Estimation based on longitudinal data with informative missing
Jul 26, 11:00
Longitudinal studies are common in medicine, psychology and sociology etc. A key strength is the ability to measure change in outcome over time. However, for various reasons, missing data is likely to occur to one or more of the sequence of measurements from the same individual. When the probability of missing depends on the unobserved value of the outcome, the missing mechanism is said to be nonignorable or informative. A similar definition applies also to sampling, as an additional initial step of the ‘missing’ process. The analysis of longitudinal data with informative missing values has received serious attention in the last thirty years. Typically, fully parametric models are developed for both the missing-data mechanism and the outcome variable of interest, which requires specific functional assumptions that may be cumbersome to formulate and prone to misspecification. Estimation may be complicated numerically, or even infeasible with large datasets.
In this work we develop a new non-parametric estimation equation approach to estimation based on longitudinal data. To accommodate the potentially informative missing data, each unit is allowed its own unknown observation propensity, including the case where the units are selected initially under informative sampling, or complex sampling designs otherwise. The outcome values are also treated non-parametrically as constants, just like in the design-based approach to survey sampling. Under this set-up, the observation propensity is estimated using individual-specific observation history. The estimating equation based on these estimated observation propensities can then be used to estimate cross-sectional parameters, or parameters that are defined over time, such as the change between two successive time points or the regression coefficients involving outcomes over time. Compared to alternative fully or semi-parametric approaches, our approach is simple in construction and easy in computation. We prove that the estimator is consistent under suitable regularity conditions and develop suitable methods of variance estimation. The theoretical properties of such a non-parametric estimating equation approach have not been established previously in the literature, nor is the approach known to have been applied in practice.
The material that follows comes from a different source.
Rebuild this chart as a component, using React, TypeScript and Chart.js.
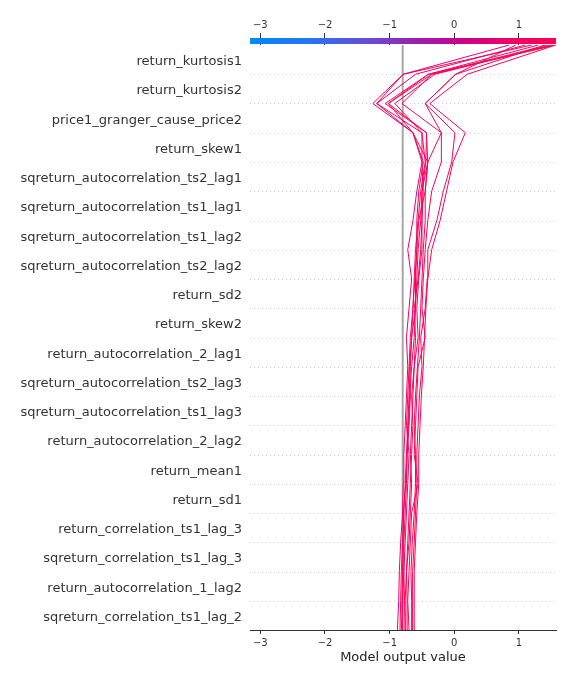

We will further extend this approach for multiple variables of interest at each wave where we can deal with item nonresponse variable-by-variable, but we will investigate the possibility of a two-phase extension of our approach, where the response probability of an item is given as the product of unit response probability and the conditional item response probability. We are also looking to apply the approach to real data, such as the LFS with rotating panel design or short-term business panel surveys.